▽

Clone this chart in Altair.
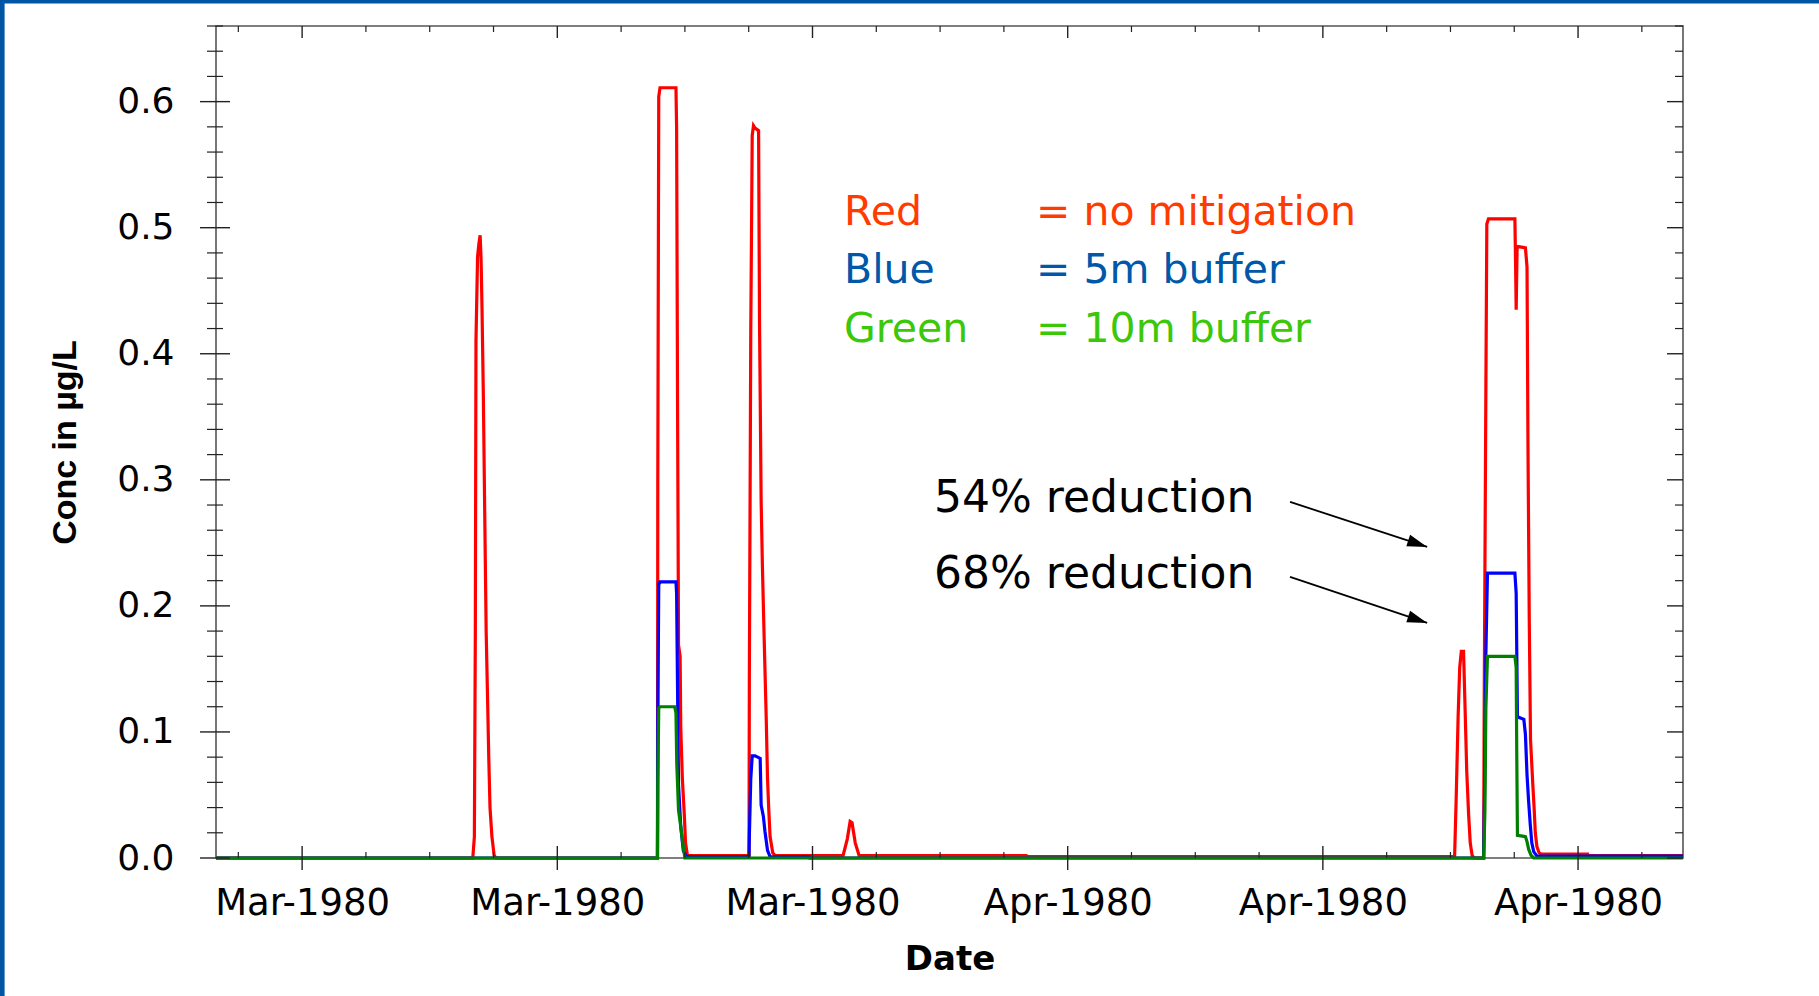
import altair as alt
import pandas as pd

# ---------------- data (days since 1980-03-01 00:00 UTC, concentration in ug/L) -------------
red_days = [5.30, 13.35, 13.40, 13.43, 13.45, 13.50, 13.54, 13.58, 13.61, 13.64, 13.68, 13.73,
            13.77, 13.81, 13.85, 13.89, 13.95, 14.02, 14.08,
            19.14, 19.15, 19.18, 19.22, 19.72, 19.74, 19.77, 19.80, 19.85, 19.87, 19.92, 19.98,
            20.02, 20.08,
            22.01, 22.02, 22.065, 22.11, 22.15, 22.20, 22.31, 22.34, 22.39, 22.43, 22.48, 22.55,
            22.59, 22.63, 22.67, 22.755, 22.83,
            24.96, 25.09, 25.18, 25.24, 25.34, 25.46,
            30.70, 30.71,
            44.13, 44.18, 44.24, 44.29, 44.34, 44.41, 44.46, 44.51, 44.57, 44.62, 44.68, 44.75,
            45.04, 45.06, 45.11, 45.14, 45.19, 46.02, 46.04, 46.06, 46.09, 46.14, 46.35, 46.40,
            46.43, 46.47, 46.51, 46.58, 46.62, 46.66, 46.71, 46.78, 46.86,
            48.30, 48.31, 51.29]
red_vals = [0.0, 0.0, 0.017, 0.179, 0.410, 0.477, 0.487, 0.494, 0.475, 0.435, 0.369, 0.262,
            0.179, 0.131, 0.081, 0.040, 0.017, 0.002, 0.0,
            0.0, 0.296, 0.604, 0.611, 0.611, 0.579, 0.358, 0.169, 0.160, 0.104, 0.063, 0.035,
            0.012, 0.002,
            0.002, 0.140, 0.419, 0.573, 0.581, 0.579, 0.577, 0.423, 0.283, 0.231, 0.179, 0.110,
            0.063, 0.038, 0.017, 0.004, 0.002,
            0.002, 0.015, 0.029, 0.028, 0.012, 0.002,
            0.002, 0.0012,
            0.0012, 0.048, 0.112, 0.151, 0.164, 0.164, 0.117, 0.069, 0.034, 0.012, 0.002, 0.0,
            0.0, 0.133, 0.371, 0.503, 0.507, 0.507, 0.474, 0.435, 0.485, 0.485, 0.484, 0.469,
            0.327, 0.190, 0.094, 0.059, 0.041, 0.020, 0.009, 0.004, 0.003,
            0.003, 0.002, 0.002]

blue_days = [5.30, 19.14, 19.15, 19.18, 19.22, 19.72, 19.74, 19.77, 19.80, 19.87, 19.95, 20.05,
             22.01, 22.02, 22.065, 22.11, 22.20, 22.36, 22.39, 22.46, 22.51, 22.59, 22.67,
             23.90, 23.91,
             45.04, 45.07, 45.11, 45.16, 46.02, 46.06, 46.10, 46.30, 46.35, 46.40, 46.45, 46.50,
             46.55, 46.61, 46.71, 51.29]
blue_vals = [0.0, 0.0, 0.104, 0.217, 0.219, 0.219, 0.210, 0.133, 0.058, 0.025, 0.006, 0.001,
             0.001, 0.017, 0.063, 0.081, 0.081, 0.079, 0.042, 0.033, 0.021, 0.006, 0.001,
             0.001, 0.0,
             0.0, 0.055, 0.162, 0.226, 0.226, 0.210, 0.112, 0.110, 0.098, 0.066, 0.045, 0.027,
             0.012, 0.005, 0.0015, 0.0015]

green_days = [5.30, 19.14, 19.15, 19.18, 19.22, 19.68, 19.72, 19.745, 19.80, 19.87, 19.93, 20.00,
              45.04, 45.08, 45.11, 45.16, 46.02, 46.06, 46.08, 46.10, 46.35, 46.40, 46.45, 46.53,
              46.61, 51.29]
green_vals = [0.0, 0.0, 0.058, 0.119, 0.120, 0.120, 0.115, 0.075, 0.038, 0.025, 0.0125, 0.0,
              0.0, 0.037, 0.119, 0.160, 0.160, 0.151, 0.078, 0.018, 0.017, 0.013, 0.007, 0.002,
              0.0, 0.0]

series_names = ["red", "blue", "green"]
series_colors = ["#FF0000", "#0000FF", "#008000"]

x_domain_days = [5.30, 51.29]
x_major_days = [8, 16, 24, 32, 40, 48]          # labelled Mar-1980 x3, Apr-1980 x3
x_minor_days = [6, 10, 12, 14, 18, 20, 22, 26, 28, 30, 34, 36, 38, 42, 44, 46, 50]
y_major = [0.0, 0.1, 0.2, 0.3, 0.4, 0.5, 0.6]
y_minor = [0.02, 0.04, 0.06, 0.08, 0.12, 0.14, 0.16, 0.18, 0.22, 0.24, 0.26, 0.28,
           0.32, 0.34, 0.36, 0.38, 0.42, 0.44, 0.46, 0.48, 0.52, 0.54, 0.56, 0.58,
           0.62, 0.64, 0.66]

legend_names = ["Red", "Blue", "Green"]
legend_desc = ["= no mitigation", "= 5m buffer", "= 10m buffer"]
legend_colors = ["#FF3C00", "#0058A8", "#3CC80A"]
legend_vals = [0.5024, 0.4563, 0.4095]
legend_day_name = 24.99
legend_day_desc = 31.01

note_texts = ["54% reduction", "68% reduction"]
note_vals = [0.2746, 0.2143]
note_day = 27.81

arrow_from_days = [38.97, 38.97]
arrow_from_vals = [0.2825, 0.2230]
arrow_to_days = [43.27, 43.27]
arrow_to_vals = [0.2468, 0.1865]

# ---------------- build tables -------------
BASE_MS = int(pd.Timestamp("1980-03-01", tz="UTC").value // 10**6)
DAY_MS = 86400000


def ms(d):
    return BASE_MS + d * DAY_MS


rows = []
for name, days, vals in [("red", red_days, red_vals), ("blue", blue_days, blue_vals),
                         ("green", green_days, green_vals)]:
    for i, (d, v) in enumerate(zip(days, vals)):
        rows.append({"t": ms(d), "v": v, "s": name, "i": i})
df = pd.DataFrame(rows)

W, H = 1467, 832
x_scale = alt.Scale(type="utc", domain=[ms(x_domain_days[0]), ms(x_domain_days[1])])
y_scale = alt.Scale(domain=[0, 0.66], nice=False, zero=False)

x_axis = alt.Axis(values=[ms(d) for d in x_major_days], format="%b-%Y",
                  labelFont="DejaVu Sans", labelFontSize=37, labelColor="#000000",
                  labelPadding=27, ticks=False, tickSize=0, domain=False, grid=False,
                  labelFlush=False, labelOverlap=False,
                  title="Date", titleFont="DejaVu Sans", titleFontSize=34,
                  titleFontWeight="bold", titleColor="#000000",
                  titleX=W / 2, titleY=111, titleAlign="center", titleBaseline="alphabetic")
y_axis = alt.Axis(values=y_major, format=".1f",
                  labelFont="DejaVu Sans", labelFontSize=36, labelColor="#000000",
                  labelPadding=42, ticks=False, tickSize=0, domain=False, grid=False,
                  labelFlush=False, labelOverlap=False,
                  title="Conc in µg/L", titleFont="Liberation Sans", titleFontSize=34,
                  titleFontWeight="bold", titleColor="#000000",
                  titleX=-141, titleY=H / 2, titleAngle=-90, titleAlign="center",
                  titleBaseline="alphabetic")


def X(field):
    return alt.X(field, scale=x_scale, axis=x_axis)


def Y(field):
    return alt.Y(field, scale=y_scale, axis=y_axis)


base = alt.Chart(df)
layers = []
for name, col in zip(series_names, series_colors):
    layers.append(base.transform_filter(alt.datum.s == name)
                  .mark_line(color=col, strokeWidth=3.2, strokeJoin="miter")
                  .encode(x=X("t:T"), y=Y("v:Q"), order="i:Q"))

tick_color = "#222222"
xmaj = alt.Chart(pd.DataFrame({"t": [ms(d) for d in x_major_days]}))
xmin = alt.Chart(pd.DataFrame({"t": [ms(d) for d in x_minor_days]}))
ymaj = alt.Chart(pd.DataFrame({"v": y_major}))
ymin = alt.Chart(pd.DataFrame({"v": y_minor}))
tick_layers = [
    xmaj.mark_rule(color=tick_color, strokeWidth=1.4).encode(x=X("t:T"), y=alt.value(H - 12), y2=alt.value(H + 12)),
    xmaj.mark_rule(color=tick_color, strokeWidth=1.4).encode(x=X("t:T"), y=alt.value(0), y2=alt.value(12)),
    xmin.mark_rule(color=tick_color, strokeWidth=1.2).encode(x=X("t:T"), y=alt.value(H - 6), y2=alt.value(H)),
    xmin.mark_rule(color=tick_color, strokeWidth=1.2).encode(x=X("t:T"), y=alt.value(0), y2=alt.value(6)),
    ymaj.mark_rule(color=tick_color, strokeWidth=1.4).encode(y=Y("v:Q"), x=alt.value(-16), x2=alt.value(14)),
    ymaj.mark_rule(color=tick_color, strokeWidth=1.4).encode(y=Y("v:Q"), x=alt.value(W - 16), x2=alt.value(W)),
    ymin.mark_rule(color=tick_color, strokeWidth=1.2).encode(y=Y("v:Q"), x=alt.value(-9), x2=alt.value(7)),
    ymin.mark_rule(color=tick_color, strokeWidth=1.2).encode(y=Y("v:Q"), x=alt.value(W - 8), x2=alt.value(W)),
]

# legend text
leg_df = pd.DataFrame({
    "t": [ms(legend_day_name)] * 3, "t2": [ms(legend_day_desc)] * 3,
    "v": legend_vals, "name": legend_names, "desc": legend_desc, "c": legend_colors})
leg = alt.Chart(leg_df)
legend_layers = [
    leg.mark_text(align="left", baseline="alphabetic", font="DejaVu Sans", fontSize=41).encode(
        x=X("t:T"), y=Y("v:Q"), text="name:N", color=alt.Color("c:N", scale=None)),
    leg.transform_calculate(t="datum.t2").mark_text(
        align="left", baseline="alphabetic", font="DejaVu Sans", fontSize=41).encode(
        x=X("t:T"), y=Y("v:Q"), text="desc:N", color=alt.Color("c:N", scale=None)),
]

note_df = pd.DataFrame({"t": [ms(note_day)] * 2, "v": note_vals, "txt": note_texts})
note_layer = alt.Chart(note_df).mark_text(align="left", baseline="alphabetic", font="DejaVu Sans",
                                          fontSize=44, color="#000000").encode(
    x=X("t:T"), y=Y("v:Q"), text="txt:N")

arr_df = pd.DataFrame({"t": [ms(d) for d in arrow_from_days], "v": arrow_from_vals,
                       "t2": [ms(d) for d in arrow_to_days], "v2": arrow_to_vals})
arr = alt.Chart(arr_df)
arrow_rule = arr.mark_rule(color="#000000", strokeWidth=1.8).encode(
    x=X("t:T"), y=Y("v:Q"), x2="t2:T", y2="v2:Q")
arrow_head = arr.transform_calculate(t="datum.t2", v="datum.v2").mark_point(
    shape="M0,0 L-1,-0.3 L-1,0.3 Z", filled=True, size=1600,
    color="#000000", opacity=1, angle=18.6).encode(x=X("t:T"), y=Y("v:Q"))

# blue slide frame (left and top edges)
one = alt.Data(values=[{}])
frame_layers = [
    alt.Chart(one).mark_rect(color="#0055A4").encode(
        x=alt.value(-216), x2=alt.value(-211.4), y=alt.value(-26), y2=alt.value(996 - 26)),
    alt.Chart(one).mark_rect(color="#0055A4").encode(
        x=alt.value(-216), x2=alt.value(1819 - 216), y=alt.value(-26), y2=alt.value(-22.6)),
]

chart = alt.layer(*layers, *tick_layers, *legend_layers, note_layer, arrow_rule, arrow_head,
                  *frame_layers).properties(
    width=W, height=H,
    autosize=alt.AutoSizeParams(type="none"),
    padding={"left": 216, "top": 26, "right": 1819 - 216 - W, "bottom": 996 - 26 - H},
    background="#FFFFFF",
).configure_view(stroke="#555555", strokeWidth=1.6)

chart.save("out.html", embed_options={"renderer": "svg", "actions": False})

△

[EXERCISE] Only lines belong in the copy: transcribe those from the start of the data through the line that contains "import pandas as pd", and skip the pictures.

[COMPLETE RESPONSE]
Clone this chart in Altair.
import altair as alt
import pandas as pd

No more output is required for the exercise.